Le retour au Burkina Faso de Blaise Compaoré est de plus en plus évoqué, aussi bien à Ouagadougou qu’à Abidjan. Zephirin Diabré, ministre de la Réconciliation nationale n’a pas manqué de rendre visite à l’ancien chef d’État burkinabè, le 5 mai dernier, lors de son passage dans la capitale économique ivoirienne. Cette question de retour au bercail a à nouveau été à l’ordre du jour.
Blaise Compaoré, des craintes au sujet de son retour au Burkina Faso ?
Déposé par une insurrection populaire, le 30 octobre 2014, Blaise Compaoré a trouvé refuge en Côte d’Ivoire, où il est dans les bonnes grâces des autorités ivoiriennes. Bénéficiant de gîte et couvert à Abidjan, l’ancien président burkinabè s’est également vu octroyer la nationalité ivoirienne.
Cependant, au Pays des hommes intègres, l’affaire de l’assassinat du capitaine révolutionnaire Thomas Sankara a été remise au goût du jour. Le tribunal militaire du Faso a en effet mis en accusation l’ancien locataire du palais du Kosyam, ainsi que 14 de ses proches, pour « attentat à la sureté de l’État, complicité d’assassinat et recel de cadavres ».
Le magistrat en charge du dossier prévoit un jugement par contumace au cas où le principal accusé ne comparaissait pas en personne. N’empêche que de nombreux citoyens burkinabè, ainsi que certaines associations ne cessent de réclamer à cor et à cri que Blaise Compaoré soit extradé vers Ouaga. Ils ont pour ce faire, adressé un plaidoyer aux autorités ivoiriennes afin de favoriser ce retour de Compaoré vers sa patrie.
C’est dans cette dynamique que Zéphirin Diabré, ministre de la Réconciliation nationale, s’est rendu en Côte d’Ivoire, où il a été reçu en audience par Alassane Ouattara, ainsi que par Kouadio Konan Bertin, son homologue ivoirien.

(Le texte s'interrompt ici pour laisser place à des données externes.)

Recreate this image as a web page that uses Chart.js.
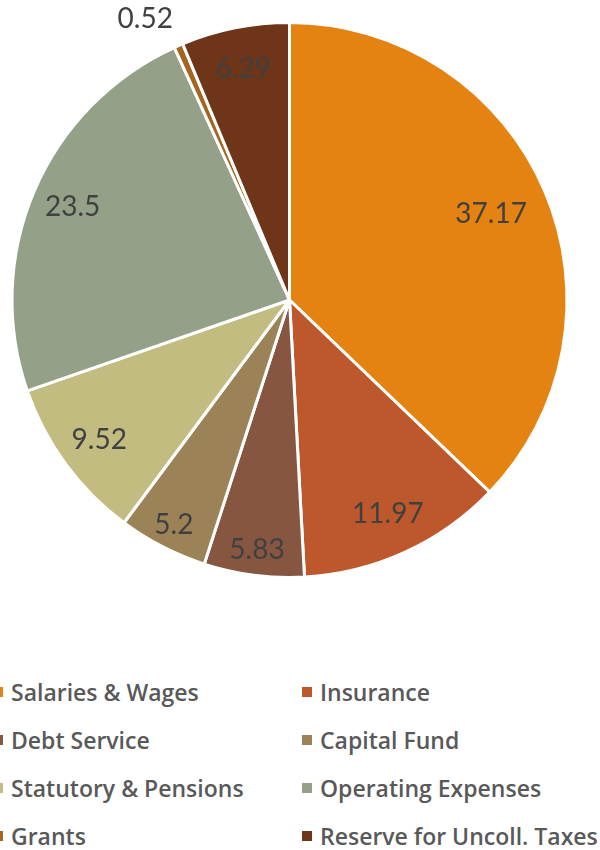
<!DOCTYPE html>
<html>
<head>
<meta charset="utf-8">
<script src="https://cdn.jsdelivr.net/npm/chart.js@4/dist/chart.umd.min.js"></script>
<style>
  html, body { margin: 0; padding: 0; background: #fff; }
  #wrap { position: relative; width: 600px; height: 850px; overflow: hidden; }
  #chartBox { position: absolute; left: 0; top: 0; width: 600px; height: 600px; }
  #legend { position: absolute; left: 0; top: 676px; width: 600px; font-family: "Open Sans", sans-serif; font-size: 23px; font-weight: 600; color: #595959; }
  .item { position: absolute; display: flex; align-items: center; white-space: nowrap; height: 31px; }
  .box { width: 10px; height: 10px; margin-right: 8px; }
</style>
</head>
<body>
<div id="wrap">
  <div id="chartBox"><canvas id="pie_chart_area"></canvas></div>
  <div id="legend"></div>
</div>
<script>
"use strict"
var categories = ["Salaries & Wages", "Insurance", "Debt Service", "Capital Fund", "Statutory & Pensions", "Operating Expenses", "Grants", "Reserve for Uncoll. Taxes"];
var values = [37.17, 11.97, 5.83, 5.2, 9.52, 23.5, 0.52, 6.29];
var colors = ["#E48312", "#BD582C", "#865640", "#9B8357", "#C2BC80", "#94A088", "#A5651F", "#6F3518"];

// draws the value of each slice on / near the slice
var sliceLabels = {
    id: 'sliceLabels',
    afterDatasetsDraw: function(chart){
        var ctx = chart.ctx;
        var meta = chart.getDatasetMeta(0);
        var total = values.reduce(function(a, b){ return a + b; }, 0);
        ctx.save();
        ctx.font = '28px Lato, sans-serif';
        ctx.fillStyle = '#404040';
        meta.data.forEach(function(arc, i){
            var p = arc.getProps(['x', 'y', 'startAngle', 'endAngle', 'outerRadius']);
            var mid = (p.startAngle + p.endAngle) / 2;
            var share = values[i] / total;
            var cos = Math.cos(mid), sin = Math.sin(mid);
            if (share < 0.02) {
                // outside label, anchored by its nearest corner
                var ro = p.outerRadius * 1.05;
                ctx.textAlign = cos < 0 ? 'right' : 'left';
                ctx.textBaseline = sin < 0 ? 'bottom' : 'top';
                ctx.fillText(String(values[i]), p.x + cos * ro, p.y + sin * ro);
                return;
            }
            var k = share > 0.3 ? 0.79 : (share < 0.06 ? 0.91 : 0.85);
            var r = p.outerRadius * k;
            ctx.textAlign = 'center';
            ctx.textBaseline = 'middle';
            ctx.fillText(String(values[i]), p.x + cos * r, p.y + sin * r);
        });
        ctx.restore();
    }
};

var pieChartArea = document.getElementById("pie_chart_area");
var pieChart = new Chart(pieChartArea, {
    type: 'pie',
    data: {
        labels: categories,
        datasets: [
            {
                data: values,
                backgroundColor: colors,
                borderColor: "#ffffff",
                borderWidth: 3
            }
        ]
    },
    options: {
        responsive: true,
        maintainAspectRatio: false,
        animation: false,
        layout: { padding: { left: 0, right: 21, top: 21, bottom: 21 } },
        plugins: {
            legend: { display: false },
            tooltip: { enabled: false }
        }
    },
    plugins: [sliceLabels]
});

// html legend in two columns, built from the chart's labels
var legendEl = document.getElementById("legend");
var items = Chart.controllers.pie.overrides.plugins.legend.labels.generateLabels(pieChart);
items.forEach(function(item, i){
    var div = document.createElement("div");
    div.className = "item";
    div.style.left = (i % 2 === 0 ? -7 : 302) + "px";
    div.style.top = (Math.floor(i / 2) * 48.3) + "px";
    var box = document.createElement("span");
    box.className = "box";
    box.style.background = item.fillStyle;
    div.appendChild(box);
    div.appendChild(document.createTextNode(item.text));
    legendEl.appendChild(div);
});
</script>
</body>
</html>
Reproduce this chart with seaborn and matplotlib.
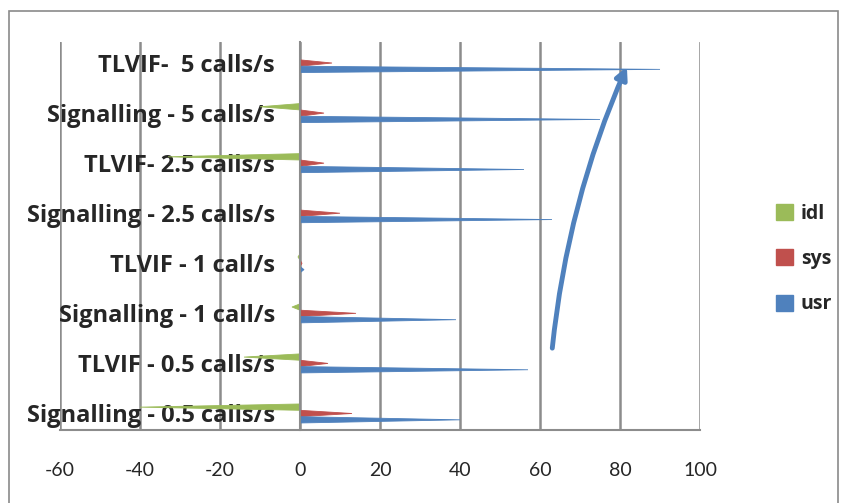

Il était porteur d’un message du Président Roch Kaboré au chef d’État ivoirien.
Au lendemain de ces rencontres, l’ancien chef de file de l’opposition burkinabè, qui a finalement rejoint la majorité présidentielle, a rendu une visite « fraternelle » à Blaise Compaoré, mercredi dernier. Au cœur de leurs échanges, la question d’un éventuel retour de Blaise Compaoré dans son pays.
Blaise Compaoré peut-il contribuer à arrêter le terrorisme au Faso ?

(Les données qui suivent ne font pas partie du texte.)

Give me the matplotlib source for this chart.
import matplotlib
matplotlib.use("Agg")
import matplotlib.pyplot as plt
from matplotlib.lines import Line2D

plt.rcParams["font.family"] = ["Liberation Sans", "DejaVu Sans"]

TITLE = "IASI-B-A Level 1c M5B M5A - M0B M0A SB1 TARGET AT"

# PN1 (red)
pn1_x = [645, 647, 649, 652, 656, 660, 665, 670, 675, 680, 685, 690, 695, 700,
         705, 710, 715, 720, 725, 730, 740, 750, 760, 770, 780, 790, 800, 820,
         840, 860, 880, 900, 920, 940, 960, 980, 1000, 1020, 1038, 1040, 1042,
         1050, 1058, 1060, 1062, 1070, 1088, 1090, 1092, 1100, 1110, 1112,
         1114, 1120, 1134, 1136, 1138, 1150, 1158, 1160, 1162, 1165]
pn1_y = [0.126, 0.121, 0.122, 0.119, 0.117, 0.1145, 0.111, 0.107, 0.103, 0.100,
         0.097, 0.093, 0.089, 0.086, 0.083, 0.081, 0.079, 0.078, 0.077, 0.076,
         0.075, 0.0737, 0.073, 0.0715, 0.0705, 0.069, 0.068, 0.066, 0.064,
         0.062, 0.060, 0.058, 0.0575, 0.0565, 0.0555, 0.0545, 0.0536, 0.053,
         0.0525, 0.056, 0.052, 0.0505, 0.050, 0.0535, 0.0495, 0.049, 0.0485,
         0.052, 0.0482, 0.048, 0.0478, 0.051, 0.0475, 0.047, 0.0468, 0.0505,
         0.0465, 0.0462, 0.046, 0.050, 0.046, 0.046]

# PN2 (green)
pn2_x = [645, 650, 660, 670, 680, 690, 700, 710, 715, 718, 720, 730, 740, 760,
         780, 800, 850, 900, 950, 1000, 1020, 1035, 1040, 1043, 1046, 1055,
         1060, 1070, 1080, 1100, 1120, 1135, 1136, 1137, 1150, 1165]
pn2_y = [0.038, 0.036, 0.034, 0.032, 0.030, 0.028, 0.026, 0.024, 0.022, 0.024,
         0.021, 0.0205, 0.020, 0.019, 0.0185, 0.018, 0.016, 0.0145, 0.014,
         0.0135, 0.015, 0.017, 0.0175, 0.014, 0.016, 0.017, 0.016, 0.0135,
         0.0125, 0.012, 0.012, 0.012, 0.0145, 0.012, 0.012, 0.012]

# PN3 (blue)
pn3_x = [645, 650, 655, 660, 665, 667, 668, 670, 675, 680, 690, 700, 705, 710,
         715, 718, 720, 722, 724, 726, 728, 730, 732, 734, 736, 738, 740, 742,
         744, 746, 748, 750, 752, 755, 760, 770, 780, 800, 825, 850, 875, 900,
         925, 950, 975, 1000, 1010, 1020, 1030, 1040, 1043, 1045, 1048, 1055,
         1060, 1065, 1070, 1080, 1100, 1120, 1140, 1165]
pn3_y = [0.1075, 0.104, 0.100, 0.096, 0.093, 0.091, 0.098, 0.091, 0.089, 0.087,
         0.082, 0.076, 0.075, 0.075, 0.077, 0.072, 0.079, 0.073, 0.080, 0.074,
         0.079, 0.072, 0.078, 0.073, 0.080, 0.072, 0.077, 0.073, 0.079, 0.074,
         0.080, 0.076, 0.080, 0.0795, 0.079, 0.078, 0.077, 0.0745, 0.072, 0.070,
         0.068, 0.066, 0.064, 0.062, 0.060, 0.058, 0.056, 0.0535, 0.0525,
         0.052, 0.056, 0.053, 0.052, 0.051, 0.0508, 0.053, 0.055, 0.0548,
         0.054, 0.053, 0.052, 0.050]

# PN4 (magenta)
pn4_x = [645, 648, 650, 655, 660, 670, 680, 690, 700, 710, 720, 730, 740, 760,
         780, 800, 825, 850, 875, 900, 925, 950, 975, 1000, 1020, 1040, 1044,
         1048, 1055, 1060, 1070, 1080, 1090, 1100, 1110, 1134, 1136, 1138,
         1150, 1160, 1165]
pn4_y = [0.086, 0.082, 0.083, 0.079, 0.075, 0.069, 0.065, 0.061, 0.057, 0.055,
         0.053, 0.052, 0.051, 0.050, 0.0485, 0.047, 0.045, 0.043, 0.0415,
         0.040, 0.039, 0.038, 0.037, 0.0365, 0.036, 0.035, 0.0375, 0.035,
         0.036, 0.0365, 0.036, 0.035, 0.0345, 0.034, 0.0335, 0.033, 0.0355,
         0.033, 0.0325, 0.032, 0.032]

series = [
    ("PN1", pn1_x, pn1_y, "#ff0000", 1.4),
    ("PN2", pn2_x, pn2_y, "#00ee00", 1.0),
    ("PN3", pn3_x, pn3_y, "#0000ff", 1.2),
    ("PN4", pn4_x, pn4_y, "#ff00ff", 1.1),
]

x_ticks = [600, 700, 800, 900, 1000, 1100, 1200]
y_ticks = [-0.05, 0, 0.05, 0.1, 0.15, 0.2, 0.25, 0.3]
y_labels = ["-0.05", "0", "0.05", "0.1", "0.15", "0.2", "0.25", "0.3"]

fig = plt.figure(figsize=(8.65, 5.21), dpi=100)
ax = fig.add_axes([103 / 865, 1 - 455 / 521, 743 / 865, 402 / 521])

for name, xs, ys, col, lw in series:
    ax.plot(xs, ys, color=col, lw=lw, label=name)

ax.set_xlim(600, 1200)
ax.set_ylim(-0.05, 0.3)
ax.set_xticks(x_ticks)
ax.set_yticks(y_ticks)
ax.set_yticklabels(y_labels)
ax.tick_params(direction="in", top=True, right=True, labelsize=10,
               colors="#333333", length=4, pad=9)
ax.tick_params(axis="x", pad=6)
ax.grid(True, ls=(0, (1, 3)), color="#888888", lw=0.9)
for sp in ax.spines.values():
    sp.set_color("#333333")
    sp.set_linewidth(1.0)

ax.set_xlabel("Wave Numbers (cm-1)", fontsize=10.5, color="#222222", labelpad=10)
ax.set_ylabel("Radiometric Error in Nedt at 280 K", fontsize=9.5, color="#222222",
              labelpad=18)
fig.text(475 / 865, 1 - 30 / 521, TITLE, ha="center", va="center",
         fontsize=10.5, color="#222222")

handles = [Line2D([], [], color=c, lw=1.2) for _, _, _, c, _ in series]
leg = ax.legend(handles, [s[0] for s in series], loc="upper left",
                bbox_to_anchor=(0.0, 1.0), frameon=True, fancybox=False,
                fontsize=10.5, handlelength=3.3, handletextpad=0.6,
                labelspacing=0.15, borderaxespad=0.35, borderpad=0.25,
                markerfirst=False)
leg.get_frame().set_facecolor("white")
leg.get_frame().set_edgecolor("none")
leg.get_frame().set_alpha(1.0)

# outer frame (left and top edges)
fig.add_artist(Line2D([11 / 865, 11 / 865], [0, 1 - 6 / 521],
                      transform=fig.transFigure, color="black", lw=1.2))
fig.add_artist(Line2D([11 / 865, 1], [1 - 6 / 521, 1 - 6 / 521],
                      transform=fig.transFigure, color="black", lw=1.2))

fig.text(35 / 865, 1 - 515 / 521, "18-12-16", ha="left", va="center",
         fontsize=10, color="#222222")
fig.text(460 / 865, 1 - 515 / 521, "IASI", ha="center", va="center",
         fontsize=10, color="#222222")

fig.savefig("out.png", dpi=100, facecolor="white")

Le Burkina Faso, faut-il le rappeler, est empêtré dans une menace terroriste à nulle autre pareille. Il ne se passe presque plus de semaine sans que des groupes armés ne commettent des attentats, avec à la clé des dizaines de morts, civils comme militaires, d’importants dégâts matériels et des milliers de déplacés.
En visite en Allemagne, en février 2019, le président Roch Marc Christian Kaboré déclarait : « Le Burkina Faso a bénéficié de la paix sociale pendant des années parce que, quelque part, nous avions un deal. Cela me semble évident d’autant que je dois rappeler qu’après le départ de Blaise Compaoré et les élections, à peine avons-nous mis en place le gouvernement, le 12 janvier 2016, que nous avions le premier attentat au Burkina Faso et depuis, nous sommes dans une activité antiterrorisme dont l’objectif est de nous empêcher de travailler. »
La réaction à cette sortie ne s’est nullement pas fait attendre. Dans une missive adressée à son successeur, Blaise Compaoré avait proposé « sa disponibilité et son soutien dans le cadre de la continuité de l’État face à la situation de déchirure que traverse actuellement le Burkina ». Puis, il ajoute : « J’ai souffert lorsqu’il (Ndlr, le Burkina Faso) a été l’objet d’attaques terroristes qui ont occasionné de nombreuses pertes en vies humaines. »
La situation sécuritaire au Burkina Faso est d’autant plus alarmante que le président déchu, lors de sa rencontre avec l’émissaire de Kaboré, a manifesté à nouveau sa volonté de rentrer dans son pays afin d’apporter sa contribution à l’effort de paix.
« Le président Compaoré a manifesté le souci de rentrer, surtout devant la catastrophe que nous vivons », a déclaré le ministre burkinabè de la Réconciliation, nationale, avant d’exposer les réserves émises par le président Compaoré : « Maintenant, il souhaite rentrer en homme libre chez lui, ce serait tout à fait normal. »
Roch Kaboré entend certes lancer une réconciliation au Burkina, avec le concours de tous les fils et filles du Faso. Mais entre-temps, la justice burkinabè a bouclé son enquête sur l’assassinat de Thomas Sankara. Le procès peut donc s’ouvrir et Blaise Compaoré figure parmi les accusés. « Peut-il revenir dans ces conditions ? », s’interroge le confrère RFI.